After that the 'install' command seemed to work and set everything up surprisingly well, and I could use the script to start boot2docker, sync to docker host, etc. Nice work!!!

brikis98 commented 8 years ago

Wow, nice work! I'm amazed those were the only changes required. Is there a package manager that works with cygwin that could fill in fswatch and the other dependencies in install_dependencies? If so, all the other issues would be straightforward to fix. And if that's all it takes to support Windows, I'm totally game.

alankent commented 8 years ago

Unfortunately not that I know of - other than cygwin. If cygwin added fswatch support for example, that would be a great win. This seems to be the relevant page: https://cygwin.com/setup.html. The fswatch owner does not make a Windows binary available - so maybe that is step one. Find a volunteer to get fswatch included in cygwin. Then, as you say, the rest is probably straightforward for you to do.

(I don't think you can install packages from the command line in cygwin by the way - they have a separate tool that can install updates - assuming you are not running cygwin at the time. In Windows, you cannot replace binaries if the code is currently executing, so I think the install process had to be kept separate. So it is going to be just echo statements saying "you also need to install the following cygwin packages". Maybe that is all you do - echo cygwin packages you need, don't try to install them.)
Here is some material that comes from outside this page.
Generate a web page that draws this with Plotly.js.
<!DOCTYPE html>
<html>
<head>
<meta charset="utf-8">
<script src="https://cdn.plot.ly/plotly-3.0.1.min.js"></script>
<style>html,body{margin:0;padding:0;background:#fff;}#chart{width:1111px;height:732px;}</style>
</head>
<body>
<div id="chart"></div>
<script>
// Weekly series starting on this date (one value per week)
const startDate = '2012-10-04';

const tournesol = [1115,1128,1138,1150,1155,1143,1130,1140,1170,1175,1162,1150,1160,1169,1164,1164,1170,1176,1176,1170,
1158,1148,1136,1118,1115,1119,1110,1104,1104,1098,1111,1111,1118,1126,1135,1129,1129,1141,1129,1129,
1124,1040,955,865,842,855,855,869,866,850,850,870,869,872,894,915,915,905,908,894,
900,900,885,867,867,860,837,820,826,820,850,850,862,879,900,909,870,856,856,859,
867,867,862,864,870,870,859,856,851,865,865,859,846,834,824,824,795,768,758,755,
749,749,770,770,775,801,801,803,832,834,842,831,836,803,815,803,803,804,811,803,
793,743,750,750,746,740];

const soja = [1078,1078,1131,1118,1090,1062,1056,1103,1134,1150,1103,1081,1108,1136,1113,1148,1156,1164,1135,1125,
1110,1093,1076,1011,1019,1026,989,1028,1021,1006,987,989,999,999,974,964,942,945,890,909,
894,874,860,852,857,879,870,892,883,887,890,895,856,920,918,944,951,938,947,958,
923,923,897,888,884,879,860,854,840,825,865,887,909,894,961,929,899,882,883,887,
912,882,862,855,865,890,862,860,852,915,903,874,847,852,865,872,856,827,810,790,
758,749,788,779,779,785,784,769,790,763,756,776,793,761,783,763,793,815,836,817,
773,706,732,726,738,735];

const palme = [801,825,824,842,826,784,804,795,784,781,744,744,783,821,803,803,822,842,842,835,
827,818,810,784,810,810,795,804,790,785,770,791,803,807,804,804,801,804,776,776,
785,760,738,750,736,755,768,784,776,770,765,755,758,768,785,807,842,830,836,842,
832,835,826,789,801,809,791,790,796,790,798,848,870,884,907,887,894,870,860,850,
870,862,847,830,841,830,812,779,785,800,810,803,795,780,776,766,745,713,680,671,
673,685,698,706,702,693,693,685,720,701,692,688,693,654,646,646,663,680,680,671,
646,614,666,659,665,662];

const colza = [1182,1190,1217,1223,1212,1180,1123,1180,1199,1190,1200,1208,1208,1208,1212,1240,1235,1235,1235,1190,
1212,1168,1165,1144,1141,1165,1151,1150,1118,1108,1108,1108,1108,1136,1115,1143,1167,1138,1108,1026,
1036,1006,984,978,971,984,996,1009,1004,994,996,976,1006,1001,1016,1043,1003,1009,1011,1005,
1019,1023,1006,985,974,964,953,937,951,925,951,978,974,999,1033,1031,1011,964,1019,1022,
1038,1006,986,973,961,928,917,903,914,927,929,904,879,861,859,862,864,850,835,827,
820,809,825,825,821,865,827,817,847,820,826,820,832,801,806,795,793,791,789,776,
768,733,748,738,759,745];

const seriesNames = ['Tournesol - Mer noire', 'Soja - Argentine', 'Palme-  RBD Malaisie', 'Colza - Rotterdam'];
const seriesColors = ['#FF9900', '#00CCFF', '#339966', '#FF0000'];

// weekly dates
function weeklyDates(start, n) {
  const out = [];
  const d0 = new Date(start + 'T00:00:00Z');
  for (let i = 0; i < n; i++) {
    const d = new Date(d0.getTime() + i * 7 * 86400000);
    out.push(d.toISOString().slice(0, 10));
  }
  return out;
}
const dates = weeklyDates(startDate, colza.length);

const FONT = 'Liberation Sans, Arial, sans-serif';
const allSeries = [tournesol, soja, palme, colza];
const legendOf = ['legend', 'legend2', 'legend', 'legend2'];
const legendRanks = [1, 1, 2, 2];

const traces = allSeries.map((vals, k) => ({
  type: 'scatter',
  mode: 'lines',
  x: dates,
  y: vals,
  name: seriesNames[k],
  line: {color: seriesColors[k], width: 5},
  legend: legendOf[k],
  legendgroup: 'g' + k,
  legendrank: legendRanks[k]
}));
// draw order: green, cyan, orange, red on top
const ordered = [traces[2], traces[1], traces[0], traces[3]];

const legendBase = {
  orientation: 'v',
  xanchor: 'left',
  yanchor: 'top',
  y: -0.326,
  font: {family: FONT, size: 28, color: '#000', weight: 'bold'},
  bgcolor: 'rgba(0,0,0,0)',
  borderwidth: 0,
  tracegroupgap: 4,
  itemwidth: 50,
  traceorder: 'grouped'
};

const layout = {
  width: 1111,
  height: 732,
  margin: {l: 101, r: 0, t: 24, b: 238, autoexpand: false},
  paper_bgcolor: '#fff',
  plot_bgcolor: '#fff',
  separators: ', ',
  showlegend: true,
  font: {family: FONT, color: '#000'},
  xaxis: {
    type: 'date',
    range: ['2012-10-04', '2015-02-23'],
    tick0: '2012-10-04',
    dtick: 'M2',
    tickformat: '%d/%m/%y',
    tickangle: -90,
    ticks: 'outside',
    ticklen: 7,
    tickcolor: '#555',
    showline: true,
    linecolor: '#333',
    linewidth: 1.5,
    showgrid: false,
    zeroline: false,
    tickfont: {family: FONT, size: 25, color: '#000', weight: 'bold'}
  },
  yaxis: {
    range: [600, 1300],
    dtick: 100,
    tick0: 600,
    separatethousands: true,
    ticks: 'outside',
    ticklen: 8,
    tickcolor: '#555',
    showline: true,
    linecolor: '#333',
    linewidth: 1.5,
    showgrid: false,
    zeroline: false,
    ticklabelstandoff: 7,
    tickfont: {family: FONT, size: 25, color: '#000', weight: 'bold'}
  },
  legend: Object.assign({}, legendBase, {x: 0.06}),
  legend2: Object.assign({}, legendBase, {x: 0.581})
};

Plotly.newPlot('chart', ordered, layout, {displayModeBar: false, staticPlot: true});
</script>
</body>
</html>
brikis98 commented 8 years ago

That's a shame about package management on Cygwin.

One thought on maintainability: I don't even have a Windows box these days, so testing changes would be tough. In fact, even maintaining the code on OS X is tough, as we can't run integration tests due to #7. To add Windows to the mix, I'd probably need a solution to #7 for both OS X and Windows so we had a reasonable suite of integration tests that ran automatically. Otherwise, the code would almost certainly break after a short while.